--- begin ---

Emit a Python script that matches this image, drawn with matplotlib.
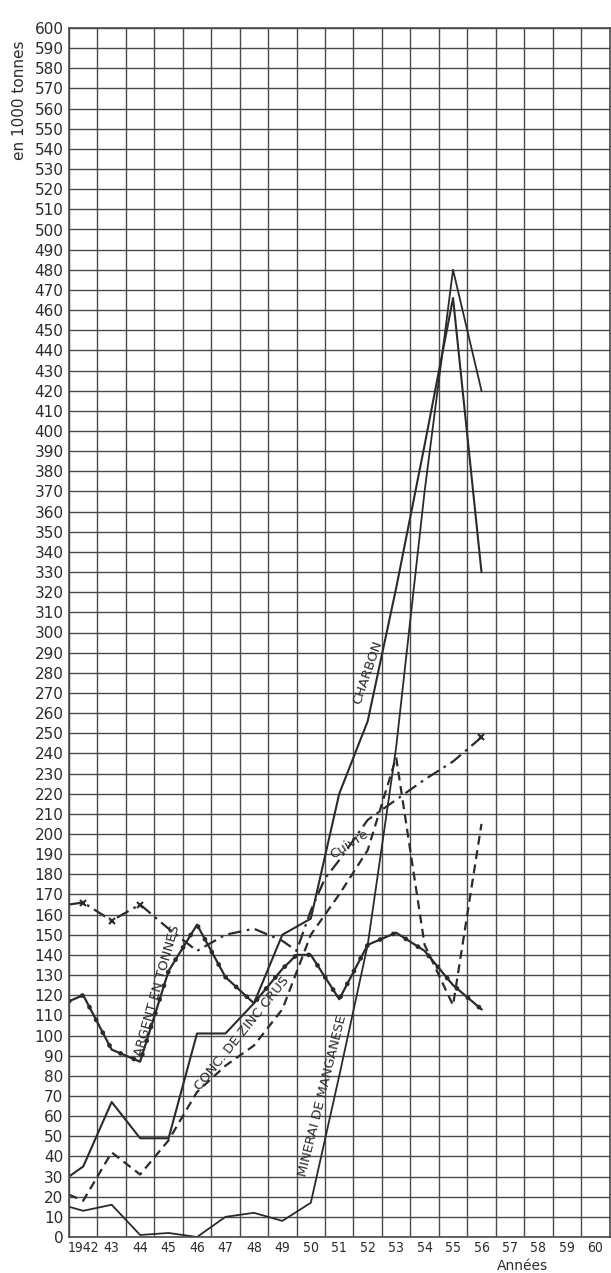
"""Production minière 1942-1956 (en 1000 tonnes)."""

import matplotlib

matplotlib.use("Agg")
from matplotlib import pyplot as plt

# data (x = year, plotted at cell centres)
charbon_years = [1941.5, 1942, 1943, 1944, 1945, 1946, 1947, 1948, 1949, 1950,
                 1951, 1952, 1953, 1954, 1955, 1956]
charbon = [30, 35, 67, 49, 49, 101, 101, 116, 150, 158, 220, 256, 322, 393, 466, 330]

manganese_years = [1941.5, 1942, 1943, 1944, 1945, 1946, 1947, 1948, 1949, 1950,
                   1951, 1952, 1953, 1954, 1955, 1956]
manganese = [15, 13, 16, 1, 2, 0, 10, 12, 8, 17, 80, 145, 243, 370, 480, 420]

zinc_years = [1941.5, 1942, 1943, 1944, 1945, 1946, 1947, 1948, 1949, 1950,
              1951, 1952, 1953, 1954, 1955, 1956]
zinc = [21, 18, 42, 31, 48, 72, 85, 95, 113, 150, 170, 192, 238, 145, 115, 205]

cuivre_years = [1941.5, 1942, 1943, 1944, 1945, 1946, 1947, 1948, 1949, 1949.5,
                1950, 1950.5, 1951, 1952, 1953, 1954, 1955, 1956]
cuivre = [165, 166, 157, 165, 153, 142, 150, 153, 147, 142, 162, 178, 187, 207,
          217, 227, 236, 248]
cuivre_marks = [1942, 1943, 1944, 1956]

argent_years = [1941.5, 1942, 1943, 1944, 1945, 1946, 1947, 1948, 1949, 1949.5,
                1950, 1951, 1952, 1953, 1954, 1955, 1956]
argent = [117, 120, 93, 87, 132, 155, 129, 116, 133, 140, 140, 118, 145, 151,
          142, 125, 113]

years = list(range(1942, 1961))
year_labels = ["1942"] + [str(y)[2:] for y in years[1:]]
y_ticks = list(range(0, 601, 10))

ink = "#2b2b2b"
grid = "#4a4a4a"

fig = plt.figure(figsize=(6.11, 12.73), dpi=100)
ax = fig.add_axes([69 / 611, 36 / 1273, 540.5 / 611, 1209 / 1273])

ax.set_xlim(1941.5, 1960.5)
ax.set_ylim(0, 600)
ax.set_xticks(years)
ax.set_xticklabels(year_labels)
ax.set_xticks([y - 0.5 for y in years] + [1960.5], minor=True)
ax.set_yticks(y_ticks)
ax.tick_params(which="both", length=0)
ax.tick_params(axis="y", labelsize=11, pad=4, colors=ink)
ax.tick_params(axis="x", labelsize=10, pad=3, colors=ink)
for lab in ax.get_xticklabels():
    lab.set_fontstretch("condensed")
ax.grid(which="minor", axis="x", color=grid, lw=1.0)
ax.grid(which="major", axis="y", color=grid, lw=1.0)
ax.grid(which="major", axis="x", visible=False)
ax.set_axisbelow(True)
for sp in ax.spines.values():
    sp.set_color(grid)
    sp.set_linewidth(1.2)

# series
ax.plot(charbon_years, charbon, color=ink, lw=1.5)
ax.plot(manganese_years, manganese, color=ink, lw=1.3)
ax.plot(zinc_years, zinc, color=ink, lw=1.6, linestyle=(0, (4, 2.5)))
ax.plot(cuivre_years, cuivre, color=ink, lw=1.6, linestyle=(0, (6, 2.5, 1.2, 2.5)))
ax.plot(cuivre_marks, [cuivre[cuivre_years.index(y)] for y in cuivre_marks],
        linestyle="none", marker="x", ms=4, mew=1.5, color=ink)
ax.plot(argent_years, argent, color=ink, lw=1.6)
ax.plot(argent_years, argent, color=ink, lw=3.4, linestyle=(0, (0.05, 3)),
        dash_capstyle="round")

# labels along the curves
lab_kw = dict(color=ink, fontsize=9.5, ha="center", va="center")
ax.text(1952.0, 280, "CHARBON", rotation=71, **lab_kw)
ax.text(1951.35, 195, "Cuivre", rotation=33, **lab_kw)
ax.text(1944.6, 122, "ARGENT EN TONNES", rotation=74, **lab_kw)
ax.text(1947.6, 101, "CONC. DE ZINC CRUS", rotation=51, **lab_kw)
ax.text(1950.4, 70, "MINERAI DE MANGANESE", rotation=76, **lab_kw)

fig.text(20 / 611, 1 - 100 / 1273, "en 1000 tonnes", rotation=90,
         ha="center", va="center", fontsize=11, color=ink)
fig.text(522 / 611, 1 - 1266 / 1273, "Années", ha="center", va="center",
         fontsize=10, color=ink)

fig.savefig("out.png", dpi=100)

--- end ---

YOUR GOAL – Say how many lines in this listing hold the string "matplotlib", giving the count and nothing more.

REPLY TO THE EXERCISE – 4